Des amis m'ont demandé quels enseignements j'avais tiré de
ma première expérience d'expert dans une vente volontaire en salle. Tout d'abord, je dois de préciser que je n'étais que
consultant. Le résultat pourrait vous sembler analogue mais les responsabilités
y sont moindres puisque c'est le commissaire-priseur qui reste garant de tous
les problèmes qui pourraient survenir au cours ou après la vente. D'autre part, mon employeur étant un commissaire-priseur de province, mes réflexions ne s'appliquent sûrement pas à
un " Sotheby's commissaire-priseur " de la capitale…
Je rappelle qu'il existe deux types de commissaire-priseur :
- Le "commissaire priseur judiciaire" a un statut
d'officier ministériel et procède à des ventes judiciaires faisant suite à des
faillites ou des saisies. Il est nommé par le garde des Sceaux ou sur
proposition d'une commission, et doit prêter serment devant le Tribunal de
Grande Instance. Il est payé sous forme d'honoraires, et perçoit 7 % du prix de
l'adjudication par le vendeur et 9 % par l'acheteur. Il est titulaire d'une étude
qu'il est dans l'obligation d'acheter. En France, un décret fixe le nombre
d'implantation d'études et de commissaires priseurs judiciaires.
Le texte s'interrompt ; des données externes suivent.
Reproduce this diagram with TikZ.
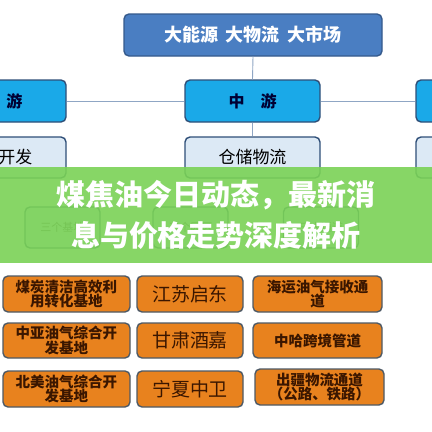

- Le "commissaire priseur habilité", lui, ne peut s'occuper que des ventes d'objets appartenant à des particuliers et fait partie des sociétés de ventes volontaires agréées. Ses commissions sont libres.
- Le "commissaire priseur habilité", lui, ne peut s'occuper que des ventes d'objets appartenant à des particuliers et fait partie des sociétés de ventes volontaires agréées. Ses commissions sont libres.
Pour avoir le droit d'exercer cette profession, ils doivent
être titulaires d'un diplôme en droit et d'un autre diplôme en Histoire de
l'art, d'archéologie ou d'arts appliqués. S'ils ne remplissent pas ces
conditions, ils peuvent avoir un diplôme de l'école du Louvre, ou 5 ans
d'expérience professionnelle en tant que notaire, magistrat, ou huissier. Par
contre, même s'ils remplissent l'une de ces conditions, ils doivent se
présenter à un examen d'accès au stage organisé par la Chambre Nationale des
Commissaires-priseurs. Cet examen sélectif, n'a lieu qu'une fois par an et on
ne peut s'y présenter que 3 fois. Voilà qui est précisé ! Ensuite, les
candidats doivent effectuer un stage d'une durée de 2 ans avant d'exercer. De
plus, s'ils veulent réaliser des ventes judiciaires, ils doivent réussir un examen
d'aptitude qui comporte 3 épreuves orales portant sur des matières juridiques,
la pratique des ventes et la réglementation professionnelle.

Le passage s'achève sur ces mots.